### COLLECTED MATERIAL
--- start ---

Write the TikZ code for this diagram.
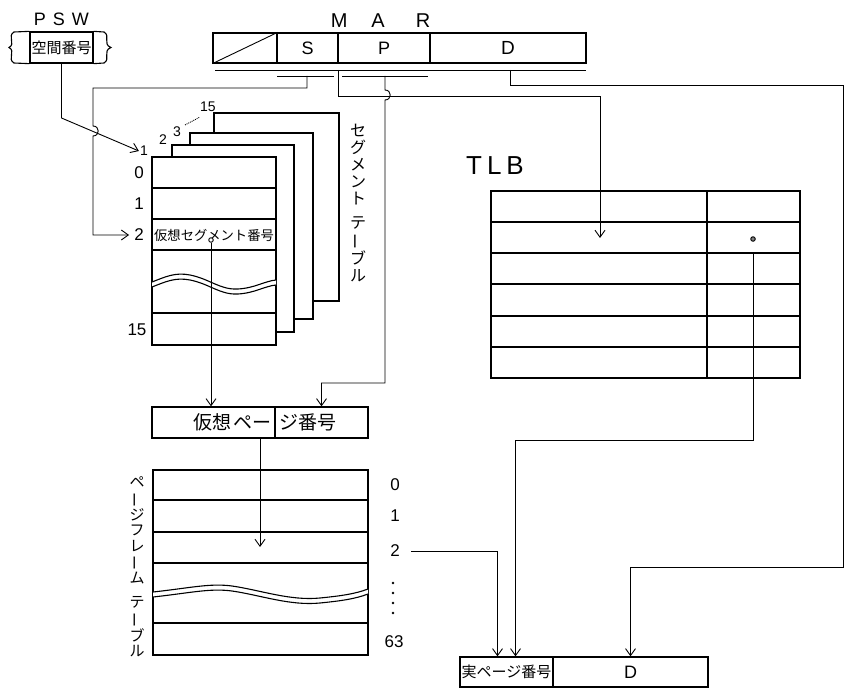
\documentclass[tikz,border=0pt]{standalone}
\usepackage{fontspec}
\setmainfont{Liberation Sans}
\newfontfamily\jpfont{Noto Sans CJK JP}
\usetikzlibrary{arrows.meta}
\newcommand{\tatebou}{\rotatebox[origin=c]{90}{ー}}

\begin{document}
\begin{tikzpicture}[x=1pt, y=-1pt,
  reg/.style={draw, line width=1.3pt, minimum height=30pt, inner sep=0pt},
  tbl/.style={line width=1.1pt},
  wire/.style={line width=0.9pt},
  arr/.style={wire, -{Straight Barb[length=7pt,width=10pt]}},
  jp/.style={font=\jpfont\fontsize{#1}{#1}\selectfont},
  lat/.style={font=\fontsize{#1}{#1}\selectfont},
  vjp/.style={font=\jpfont\fontsize{16}{17}\selectfont, align=center, inner sep=0pt}]
  \useasboundingbox (0,0) rectangle (849,690);

  % ---------- PSW ----------
  \node[lat=18] (pswlbl) at (61.5,19) {P\hspace{7pt}S\hspace{7pt}W};
  \node[reg, minimum width=63pt, minimum height=31pt, jp=15] (psw) at (61.5,47.5) {空間番号};
  \draw[tbl] (psw.north west) -- (14,32) .. controls (7,36) and (16,44) .. (9,47.5)
    .. controls (16,51) and (7,59) .. (14,63) -- (psw.south west);
  \draw[tbl] (psw.north east) -- (104,32) .. controls (111,36) and (102,44) .. (111,47.5)
    .. controls (102,51) and (111,59) .. (104,63) -- (psw.south east);

  % ---------- MAR ----------
  \node[lat=20] (marlbl) at (380.5,21) {M\hspace{24pt}A\hspace{31pt}R};
  \node[reg, minimum width=64pt] (marx) at (245,48) {};
  \node[reg, minimum width=61pt, lat=18] (mars) at (307.5,48) {S};
  \node[reg, minimum width=92pt, lat=18] (marp) at (384,48) {P};
  \node[reg, minimum width=156pt, lat=19] (mard) at (508,48) {D};
  \draw[wire] (marx.south west) -- (marx.north east);
  % output lines under the register
  \draw[wire] (215,70) -- (586,70);
  \draw[wire] (277,76) -- (334,76);
  \draw[wire] (342,76) -- (428,76);
  \coordinate (stap) at (307,76);
  \coordinate (ptap) at (385,76);
  \coordinate (sptap) at (338,70);
  \coordinate (dtap) at (510,70);

  % ---------- segment tables ----------
  \foreach \l/\t/\r/\b in {214/113/339/301, 190/133/313/319, 172/145/294/332}
    \draw[tbl, fill=white] (\l,\t) rectangle (\r,\b);
  \draw[tbl, fill=white] (152,157) rectangle (276,345);
  \foreach \y in {188,219,250,313}
    \draw[tbl] (152,\y) -- (276,\y);
  \fill[white] (152,282) .. controls (165,277) and (175,272) .. (190,275)
    .. controls (210,279) and (220,290) .. (238,289) .. controls (255,288) and (265,281) .. (276,280)
    -- (276,285) .. controls (265,286) and (255,293) .. (238,294)
    .. controls (220,295) and (210,284) .. (190,280) .. controls (175,277) and (165,282) .. (152,287) -- cycle;
  \foreach \d in {0,5}
    \draw[tbl] (152,282+\d) .. controls (165,277+\d) and (175,272+\d) .. (190,275+\d)
      .. controls (210,279+\d) and (220,290+\d) .. (238,289+\d)
      .. controls (255,288+\d) and (265,281+\d) .. (276,280+\d);
  \node[jp=13.3] (segname) at (214,235) {仮想セグメント番号};
  \node[wire, draw, fill=white, circle, inner sep=1.6pt] (segdot) at (211,240) {};

  \node[lat=14, inner sep=1pt] (tbl1) at (144,151) {1};
  \node[lat=14] (tbl2) at (163,140) {2};
  \node[lat=14] (tbl3) at (177,132) {3};
  \node[lat=14] (tbl15) at (208,107) {15};
  \draw[wire, densely dotted] (185,125) -- (200,117);
  \node[lat=17] (row0) at (139,172.5) {0};
  \node[lat=17] (row1) at (139,204) {1};
  \node[lat=17, inner sep=5pt] (row2) at (139,235) {2};
  \node[lat=17] (row15) at (137,330) {15};
  \node[vjp] (segtbl) at (358,203)
    {セ\\グ\\メ\\ン\\ト\\[7pt]テ\\\tatebou\\ブ\\ル};

  % ---------- TLB ----------
  \node[lat=26] (tlblbl) at (495,166) {T\hspace{5pt}L\hspace{5pt}B};
  \draw[tbl] (491,191) rectangle (800,378);
  \foreach \y in {222,253,284,316,347}
    \draw[tbl] (491,\y) -- (800,\y);
  \draw[tbl] (707,191) -- (707,378);
  \coordinate (tlbin) at (600,238);
  \node[circle, wire, draw, fill=gray, inner sep=1.6pt] (tlbdot) at (753,239) {};

  % ---------- virtual page number ----------
  \node[reg, minimum width=123pt, minimum height=31pt, text width=117pt, align=right, jp=19]
    (vpnl) at (213.5,422.5) {仮想\hspace{3pt}ペー};
  \node[reg, minimum width=93pt, minimum height=31pt, text width=85pt, align=left, jp=19]
    (vpnr) at (321.5,422.5) {ジ番号};

  % ---------- page frame table ----------
  \draw[tbl] (153,470) rectangle (368,655);
  \foreach \y in {500,532,563,623}
    \draw[tbl] (153,\y) -- (368,\y);
  \fill[white] (153,592) .. controls (190,588) and (210,583) .. (232,586)
    .. controls (260,590) and (290,601) .. (320,598) .. controls (340,596) and (355,594) .. (368,589)
    -- (368,594) .. controls (355,599) and (340,601) .. (320,603)
    .. controls (290,606) and (260,595) .. (232,591) .. controls (210,588) and (190,593) .. (153,597) -- cycle;
  \foreach \d in {0,5}
    \draw[tbl] (153,592+\d) .. controls (190,588+\d) and (210,583+\d) .. (232,586+\d)
      .. controls (260,590+\d) and (290,601+\d) .. (320,598+\d)
      .. controls (340,596+\d) and (355,594+\d) .. (368,589+\d);
  \coordinate (pfin) at (260,547);
  \node[lat=17] (pf0) at (395,485) {0};
  \node[lat=17] (pf1) at (395,516) {1};
  \node[lat=17] (pf2) at (395,551) {2};
  \foreach \y in {583,593,603,613}
    \fill (393,\y) circle (1.3pt);
  \node[lat=17] (pf63) at (394,642) {63};
  \node[vjp, font=\jpfont\fontsize{15}{15.5}\selectfont] (pftbl) at (137,567)
    {ペ\\\tatebou\\ジ\\フ\\レ\\\tatebou\\ム\\[9pt]テ\\\tatebou\\ブ\\ル};

  % ---------- real address ----------
  \node[reg, minimum width=93pt, jp=15] (rpn) at (506.5,672) {実ページ番号};
  \node[reg, minimum width=155pt, lat=18] (rd) at (630.5,672) {D};

  % ---------- connections ----------
  \draw[arr] (psw.south) -- (61.5,118) -- (tbl1.west);
  \draw[arr] (stap) -- (307,88) -- (93,88) -- (93,126)
    .. controls (100,126) and (100,136) .. (93,136) |- (row2.west);
  \draw[arr] (ptap) -- (385,90) .. controls (392,90) and (392,100) .. (385,100)
    -- (385,383) -| (vpnr.north);
  \draw[arr] (sptap) -- (338,96) -| (tlbin);
  \draw[arr] (dtap) -- (510,85) -- (843,85) -- (843,567) -| (rd.north);
  \draw[arr] (tlbdot) ++(0,14) -- (753,440) -| ([xshift=9pt]rpn.north);
  \draw[arr, shorten <=8pt] (pf2.east) -| ([xshift=-9pt]rpn.north);
  \draw[arr] (segdot) -- (segdot |- vpnl.north);
  \draw[arr] (vpnl.south -| pfin) -- (pfin);
\end{tikzpicture}
\end{document}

--- end ---

### YOUR INSTRUCTIONS
From the material above, reproduce everything verbatim except the pictures.

### RESPONSE TO THIS EXERCISE
Write the TikZ code for this diagram.
\documentclass[tikz,border=0pt]{standalone}
\usepackage{fontspec}
\setmainfont{Liberation Sans}
\newfontfamily\jpfont{Noto Sans CJK JP}
\usetikzlibrary{arrows.meta}
\newcommand{\tatebou}{\rotatebox[origin=c]{90}{ー}}

\begin{document}
\begin{tikzpicture}[x=1pt, y=-1pt,
  reg/.style={draw, line width=1.3pt, minimum height=30pt, inner sep=0pt},
  tbl/.style={line width=1.1pt},
  wire/.style={line width=0.9pt},
  arr/.style={wire, -{Straight Barb[length=7pt,width=10pt]}},
  jp/.style={font=\jpfont\fontsize{#1}{#1}\selectfont},
  lat/.style={font=\fontsize{#1}{#1}\selectfont},
  vjp/.style={font=\jpfont\fontsize{16}{17}\selectfont, align=center, inner sep=0pt}]
  \useasboundingbox (0,0) rectangle (849,690);

  % ---------- PSW ----------
  \node[lat=18] (pswlbl) at (61.5,19) {P\hspace{7pt}S\hspace{7pt}W};
  \node[reg, minimum width=63pt, minimum height=31pt, jp=15] (psw) at (61.5,47.5) {空間番号};
  \draw[tbl] (psw.north west) -- (14,32) .. controls (7,36) and (16,44) .. (9,47.5)
    .. controls (16,51) and (7,59) .. (14,63) -- (psw.south west);
  \draw[tbl] (psw.north east) -- (104,32) .. controls (111,36) and (102,44) .. (111,47.5)
    .. controls (102,51) and (111,59) .. (104,63) -- (psw.south east);

  % ---------- MAR ----------
  \node[lat=20] (marlbl) at (380.5,21) {M\hspace{24pt}A\hspace{31pt}R};
  \node[reg, minimum width=64pt] (marx) at (245,48) {};
  \node[reg, minimum width=61pt, lat=18] (mars) at (307.5,48) {S};
  \node[reg, minimum width=92pt, lat=18] (marp) at (384,48) {P};
  \node[reg, minimum width=156pt, lat=19] (mard) at (508,48) {D};
  \draw[wire] (marx.south west) -- (marx.north east);
  % output lines under the register
  \draw[wire] (215,70) -- (586,70);
  \draw[wire] (277,76) -- (334,76);
  \draw[wire] (342,76) -- (428,76);
  \coordinate (stap) at (307,76);
  \coordinate (ptap) at (385,76);
  \coordinate (sptap) at (338,70);
  \coordinate (dtap) at (510,70);

  % ---------- segment tables ----------
  \foreach \l/\t/\r/\b in {214/113/339/301, 190/133/313/319, 172/145/294/332}
    \draw[tbl, fill=white] (\l,\t) rectangle (\r,\b);
  \draw[tbl, fill=white] (152,157) rectangle (276,345);
  \foreach \y in {188,219,250,313}
    \draw[tbl] (152,\y) -- (276,\y);
  \fill[white] (152,282) .. controls (165,277) and (175,272) .. (190,275)
    .. controls (210,279) and (220,290) .. (238,289) .. controls (255,288) and (265,281) .. (276,280)
    -- (276,285) .. controls (265,286) and (255,293) .. (238,294)
    .. controls (220,295) and (210,284) .. (190,280) .. controls (175,277) and (165,282) .. (152,287) -- cycle;
  \foreach \d in {0,5}
    \draw[tbl] (152,282+\d) .. controls (165,277+\d) and (175,272+\d) .. (190,275+\d)
      .. controls (210,279+\d) and (220,290+\d) .. (238,289+\d)
      .. controls (255,288+\d) and (265,281+\d) .. (276,280+\d);
  \node[jp=13.3] (segname) at (214,235) {仮想セグメント番号};
  \node[wire, draw, fill=white, circle, inner sep=1.6pt] (segdot) at (211,240) {};

  \node[lat=14, inner sep=1pt] (tbl1) at (144,151) {1};
  \node[lat=14] (tbl2) at (163,140) {2};
  \node[lat=14] (tbl3) at (177,132) {3};
  \node[lat=14] (tbl15) at (208,107) {15};
  \draw[wire, densely dotted] (185,125) -- (200,117);
  \node[lat=17] (row0) at (139,172.5) {0};
  \node[lat=17] (row1) at (139,204) {1};
  \node[lat=17, inner sep=5pt] (row2) at (139,235) {2};
  \node[lat=17] (row15) at (137,330) {15};
  \node[vjp] (segtbl) at (358,203)
    {セ\\グ\\メ\\ン\\ト\\[7pt]テ\\\tatebou\\ブ\\ル};

  % ---------- TLB ----------
  \node[lat=26] (tlblbl) at (495,166) {T\hspace{5pt}L\hspace{5pt}B};
  \draw[tbl] (491,191) rectangle (800,378);
  \foreach \y in {222,253,284,316,347}
    \draw[tbl] (491,\y) -- (800,\y);
  \draw[tbl] (707,191) -- (707,378);
  \coordinate (tlbin) at (600,238);
  \node[circle, wire, draw, fill=gray, inner sep=1.6pt] (tlbdot) at (753,239) {};

  % ---------- virtual page number ----------
  \node[reg, minimum width=123pt, minimum height=31pt, text width=117pt, align=right, jp=19]
    (vpnl) at (213.5,422.5) {仮想\hspace{3pt}ペー};
  \node[reg, minimum width=93pt, minimum height=31pt, text width=85pt, align=left, jp=19]
    (vpnr) at (321.5,422.5) {ジ番号};

  % ---------- page frame table ----------
  \draw[tbl] (153,470) rectangle (368,655);
  \foreach \y in {500,532,563,623}
    \draw[tbl] (153,\y) -- (368,\y);
  \fill[white] (153,592) .. controls (190,588) and (210,583) .. (232,586)
    .. controls (260,590) and (290,601) .. (320,598) .. controls (340,596) and (355,594) .. (368,589)
    -- (368,594) .. controls (355,599) and (340,601) .. (320,603)
    .. controls (290,606) and (260,595) .. (232,591) .. controls (210,588) and (190,593) .. (153,597) -- cycle;
  \foreach \d in {0,5}
    \draw[tbl] (153,592+\d) .. controls (190,588+\d) and (210,583+\d) .. (232,586+\d)
      .. controls (260,590+\d) and (290,601+\d) .. (320,598+\d)
      .. controls (340,596+\d) and (355,594+\d) .. (368,589+\d);
  \coordinate (pfin) at (260,547);
  \node[lat=17] (pf0) at (395,485) {0};
  \node[lat=17] (pf1) at (395,516) {1};
  \node[lat=17] (pf2) at (395,551) {2};
  \foreach \y in {583,593,603,613}
    \fill (393,\y) circle (1.3pt);
  \node[lat=17] (pf63) at (394,642) {63};
  \node[vjp, font=\jpfont\fontsize{15}{15.5}\selectfont] (pftbl) at (137,567)
    {ペ\\\tatebou\\ジ\\フ\\レ\\\tatebou\\ム\\[9pt]テ\\\tatebou\\ブ\\ル};

  % ---------- real address ----------
  \node[reg, minimum width=93pt, jp=15] (rpn) at (506.5,672) {実ページ番号};
  \node[reg, minimum width=155pt, lat=18] (rd) at (630.5,672) {D};

  % ---------- connections ----------
  \draw[arr] (psw.south) -- (61.5,118) -- (tbl1.west);
  \draw[arr] (stap) -- (307,88) -- (93,88) -- (93,126)
    .. controls (100,126) and (100,136) .. (93,136) |- (row2.west);
  \draw[arr] (ptap) -- (385,90) .. controls (392,90) and (392,100) .. (385,100)
    -- (385,383) -| (vpnr.north);
  \draw[arr] (sptap) -- (338,96) -| (tlbin);
  \draw[arr] (dtap) -- (510,85) -- (843,85) -- (843,567) -| (rd.north);
  \draw[arr] (tlbdot) ++(0,14) -- (753,440) -| ([xshift=9pt]rpn.north);
  \draw[arr, shorten <=8pt] (pf2.east) -| ([xshift=-9pt]rpn.north);
  \draw[arr] (segdot) -- (segdot |- vpnl.north);
  \draw[arr] (vpnl.south -| pfin) -- (pfin);
\end{tikzpicture}
\end{document}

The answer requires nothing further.